Finding the payoff matrix of a game

Question

A two player zero-sum game can be represented by a $m\times n$ payoff matrix $M$ having $m$ rows and $n$ columns with values in $[0,1]$. The value $M(x,y)$ represent the payoff given to player $1$ [and $1-M(x,y)$ is the payoff given to Player $2$] when Player $1$ decides to play the strategy $x\in 0\dots m$ and Player $2$ the strategy $y\in 0\dots n$.

Players are also allowed to play with mixed strategies, i.e., discrete probability distributions over $\{0,\dots,m\}$ and $\{0,\dots, n\}$ respectively. The payoff associated to paris of mixed strategies is then defined as expected (=Expected value)

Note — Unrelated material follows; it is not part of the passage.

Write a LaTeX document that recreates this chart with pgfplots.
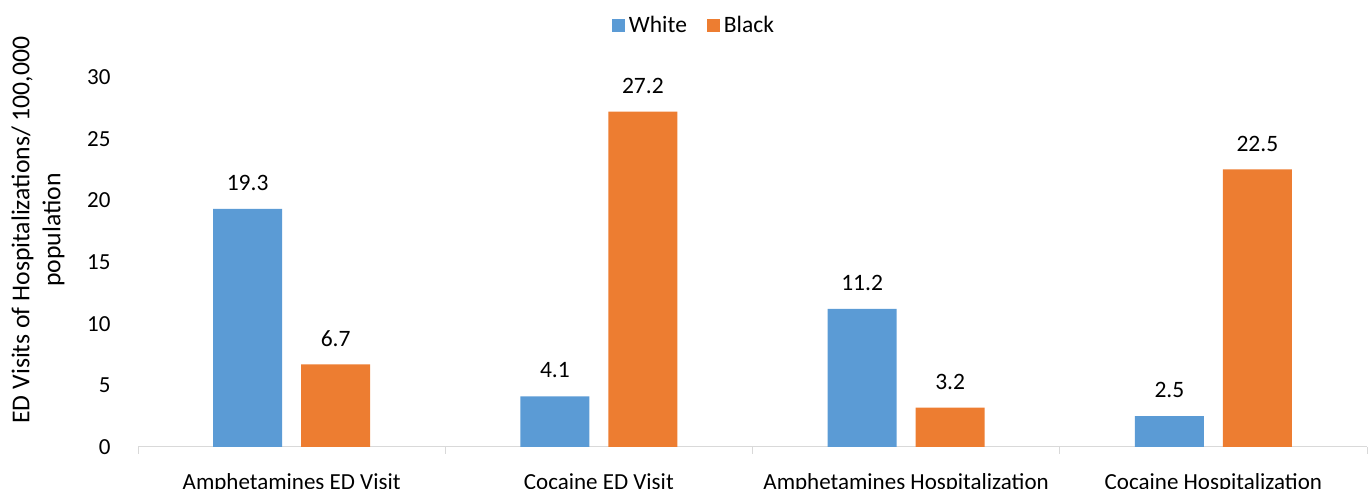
\documentclass[border=0pt]{standalone}
\usepackage{pgfplots}
\pgfplotsset{compat=1.18}
\usepackage{fontspec}
\setmainfont{Carlito}
\definecolor{cwhite}{HTML}{5B9BD5}
\definecolor{cblack}{HTML}{ED7D31}
\definecolor{axisgray}{HTML}{D9D9D9}
\begin{document}
\begin{tikzpicture}[x=1bp,y=1bp]
\useasboundingbox (0,0) rectangle (1370,489);
\begin{axis}[
  at={(138bp,42bp)}, anchor=south west,
  scale only axis, width=1229bp, height=370bp,
  xmin=-0.5, xmax=3.5, ymin=0, ymax=30,
  ybar=19bp, bar width=69bp,
  axis x line*=bottom, axis y line*=left,
  x axis line style={draw=axisgray, line width=1bp, -},
  y axis line style={draw=none},
  xtick={0,1,2,3},
  xticklabels={Amphetamines ED Visit, Cocaine ED Visit, Amphetamines Hospitalization, Cocaine Hospitalization},
  minor xtick={-0.5,0.5,1.5,2.5,3.5},
  major x tick style={draw=none},
  minor x tick style={draw=axisgray, line width=1bp},
  minor tick length=7bp, tick align=outside,
  ytick={0,5,...,30},
  major y tick style={draw=none},
  font=\fontsize{23bp}{27bp}\selectfont,
  xticklabel style={anchor=base, yshift=-38bp, inner sep=0pt},
  yticklabel style={anchor=east, inner sep=0pt, xshift=-23bp},
  /pgf/number format/assume math mode=true,
  nodes near coords,
  nodes near coords style={anchor=center, yshift=26bp, font=\fontsize{23.5bp}{27bp}\selectfont, /pgf/number format/.cd, fixed, precision=1, zerofill},
  legend style={at={(0.4532,1.1405)}, anchor=center, draw=none, fill=none,
    legend columns=2, font=\fontsize{23.5bp}{27bp}\selectfont,
    nodes={inner xsep=4bp},
    /tikz/every even column/.append style={column sep=16bp}},
  legend image code/.code={\fill[#1] (0bp,-6.5bp) rectangle (13bp,6.5bp);},
  clip=false,
]
\addplot[fill=cwhite, draw=none] coordinates {(0,19.3) (1,4.1) (2,11.2) (3,2.5)};
\addplot[fill=cblack, draw=none] coordinates {(0,6.7) (1,27.2) (2,3.2) (3,22.5)};
\legend{White, Black}
\end{axis}
\node[rotate=90, align=center, font=\fontsize{25.7bp}{31bp}\selectfont] at (38,259)
  {ED Visits of Hospitalizations/ 100,000\\population};
\end{tikzpicture}
\end{document}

Fact: It is known (form von Neumann minimax theorem I believe) that given $M$, both players have optimal mixed strategies and these strategies can be computed.

Question: I would like to know if:

"given a strategy $s$ for Player $1$ (i.e., a probability distribution $s$ over $\{0,\dots,m\}$, is it possible to find a number $n\geq 2$ and a $m\times n$ payoff matrix $M$ such that $s$ is indeed an optimal strategy for Player $1$ in the game represented by $M$"?

Thank you in advance!

Answer 1

Unless I miss something, there seem to be many possibilities. Trivially, all payoffs could be the same, in which case every strategy is optimal. Another e.g. let $n=m$ and the payoff matrix be diagonal with entries $\dfrac{V}{p_i}$ for non-zero $V, p_i$. I am sure you can generate many more.

Answer 2

If the game is truly zero-sum, then $$ \min_{\substack{0 \le \mathbf{s} \le \mathbf{1}\\\mathbf{1}^T \mathbf{s}=1}} \max_{\substack{0 \le \mathbf{t} \le \mathbf{1}\\\mathbf{1}^T \mathbf{t}=1}} \mathbf{s}^T\mathbf{M}\mathbf{t} = \max_{\substack{0 \le \mathbf{t} \le \mathbf{1}\\\mathbf{1}^T \mathbf{t}=1}} \min_{\substack{0 \le \mathbf{s} \le \mathbf{1}\\\mathbf{1}^T \mathbf{s}=1}} \mathbf{s}^T\mathbf{M}\mathbf{t} =0 $$ The optimal strategies must satisfy $\mathbf{M}^T\mathbf{s}^* \le \mathbf{0}$, and $\mathbf{M}\mathbf{t}^* \ge \mathbf{0}$. The nonzero components of $\mathbf{s}^*$ must correspond to zero components of $\mathbf{M}\mathbf{t}^*$. Likewise, the nonzero components of $\mathbf{t}^*$ must correspond to zero components of $\mathbf{M}^T\mathbf{s}^*$.

So given $\mathbf{s}^*$, we can construct $\mathbf{M}$ by choosing columns orthogonal to $\mathbf{s}^*$, and then scaling them so that $\mathbf{Mt} = 0$ for some positive $\mathbf{t}$.